■ What is required
Write every entry out again exactly, please, and skip the pictures.

[Entries with chart source code]
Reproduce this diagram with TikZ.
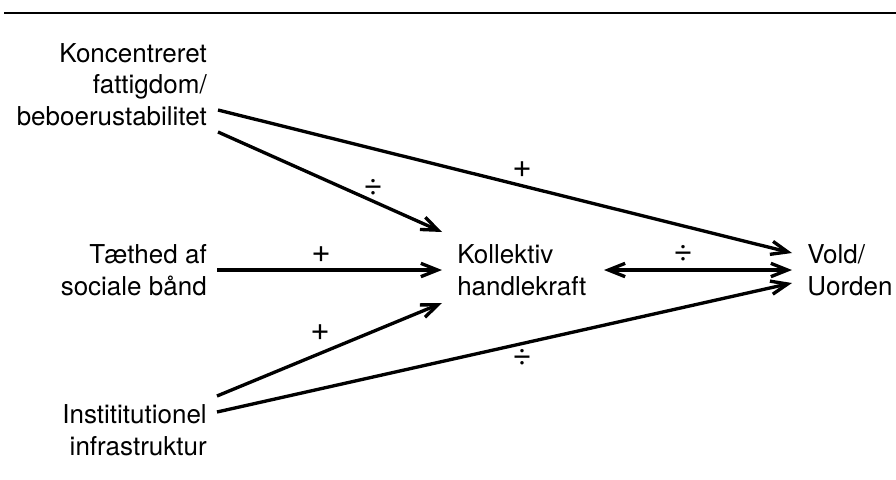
\documentclass[tikz,border=0pt]{standalone}
\usepackage{fontspec}
\setmainfont{TeX Gyre Heros}
\usetikzlibrary{arrows.meta}
\begin{document}
\begin{tikzpicture}[x=0.75pt,y=-0.75pt,
  lbl/.style={inner sep=0pt, font=\fontsize{19.5}{23.4}\selectfont},
  sign/.style={inner sep=0pt, font=\fontsize{25}{30}\selectfont},
  barb/.tip={Straight Barb[length=12.5pt,width=10pt,line width=2.5pt]},
  conn/.style={line width=2.5pt, -barb},
  twoway/.style={line width=2.5pt, barb-barb}]
\useasboundingbox (0,0) rectangle (896,479);
\draw[line width=2pt] (4,13) -- (896,13);
% nodes
\node[lbl, align=right, anchor=base east] (kon) at (207,125) {Koncentreret\\fattigdom/\\beboerustabilitet};
\node[lbl, align=right, anchor=base east] (tae) at (207,295) {Tæthed af\\sociale bånd};
\node[lbl, align=right, anchor=base east] (ins) at (207,455) {Instititutionel\\infrastruktur};
\node[lbl, align=left, anchor=base west] (kol) at (457,295) {Kollektiv\\handlekraft};
\node[lbl, align=left, anchor=base west] (vol) at (807,295) {Vold/\\Uorden};
% connector ends
\coordinate (k1) at (218,110);
\coordinate (k2) at (218,132);
\coordinate (t1) at (217,270);
\coordinate (i1) at (217,396);
\coordinate (i2) at (217,412);
\coordinate (kolA) at (442,232);
\coordinate (kolB) at (442,270);
\coordinate (kolC) at (442,303);
\coordinate (kolR) at (604,270);
\coordinate (volA) at (792,253);
\coordinate (volB) at (792,270);
\coordinate (volC) at (792,283);
% connectors
\draw[conn] (k1) -- (volA);
\draw[conn] (k2) -- (kolA);
\draw[conn] (t1) -- (kolB);
\draw[conn] (i1) -- (kolC);
\draw[conn] (i2) -- (volC);
\draw[twoway] (kolR) -- (volB);
% signs
\node[sign] (s1) at (522,170) {+};
\node[sign] (s2) at (373,187) {÷};
\node[sign] (s3) at (321,255) {+};
\node[sign] (s4) at (320,333) {+};
\node[sign] (s5) at (683,253) {÷};
\node[sign] (s6) at (522,357) {÷};
\end{tikzpicture}
\end{document}
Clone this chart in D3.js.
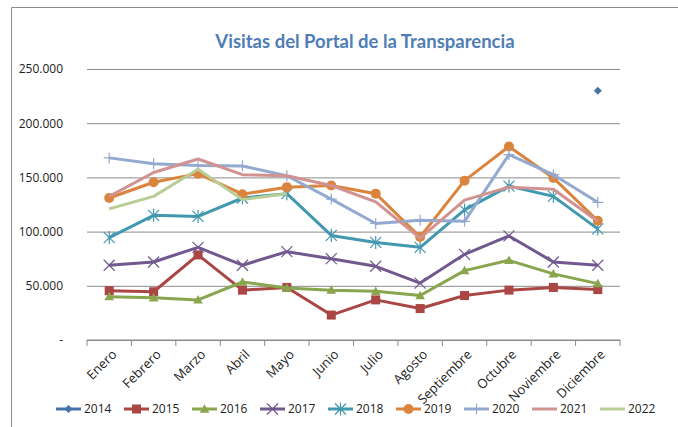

■ Exercise answer
Reproduce this diagram with TikZ.
\documentclass[tikz,border=0pt]{standalone}
\usepackage{fontspec}
\setmainfont{TeX Gyre Heros}
\usetikzlibrary{arrows.meta}
\begin{document}
\begin{tikzpicture}[x=0.75pt,y=-0.75pt,
  lbl/.style={inner sep=0pt, font=\fontsize{19.5}{23.4}\selectfont},
  sign/.style={inner sep=0pt, font=\fontsize{25}{30}\selectfont},
  barb/.tip={Straight Barb[length=12.5pt,width=10pt,line width=2.5pt]},
  conn/.style={line width=2.5pt, -barb},
  twoway/.style={line width=2.5pt, barb-barb}]
\useasboundingbox (0,0) rectangle (896,479);
\draw[line width=2pt] (4,13) -- (896,13);
% nodes
\node[lbl, align=right, anchor=base east] (kon) at (207,125) {Koncentreret\\fattigdom/\\beboerustabilitet};
\node[lbl, align=right, anchor=base east] (tae) at (207,295) {Tæthed af\\sociale bånd};
\node[lbl, align=right, anchor=base east] (ins) at (207,455) {Instititutionel\\infrastruktur};
\node[lbl, align=left, anchor=base west] (kol) at (457,295) {Kollektiv\\handlekraft};
\node[lbl, align=left, anchor=base west] (vol) at (807,295) {Vold/\\Uorden};
% connector ends
\coordinate (k1) at (218,110);
\coordinate (k2) at (218,132);
\coordinate (t1) at (217,270);
\coordinate (i1) at (217,396);
\coordinate (i2) at (217,412);
\coordinate (kolA) at (442,232);
\coordinate (kolB) at (442,270);
\coordinate (kolC) at (442,303);
\coordinate (kolR) at (604,270);
\coordinate (volA) at (792,253);
\coordinate (volB) at (792,270);
\coordinate (volC) at (792,283);
% connectors
\draw[conn] (k1) -- (volA);
\draw[conn] (k2) -- (kolA);
\draw[conn] (t1) -- (kolB);
\draw[conn] (i1) -- (kolC);
\draw[conn] (i2) -- (volC);
\draw[twoway] (kolR) -- (volB);
% signs
\node[sign] (s1) at (522,170) {+};
\node[sign] (s2) at (373,187) {÷};
\node[sign] (s3) at (321,255) {+};
\node[sign] (s4) at (320,333) {+};
\node[sign] (s5) at (683,253) {÷};
\node[sign] (s6) at (522,357) {÷};
\end{tikzpicture}
\end{document}
Clone this chart in D3.js.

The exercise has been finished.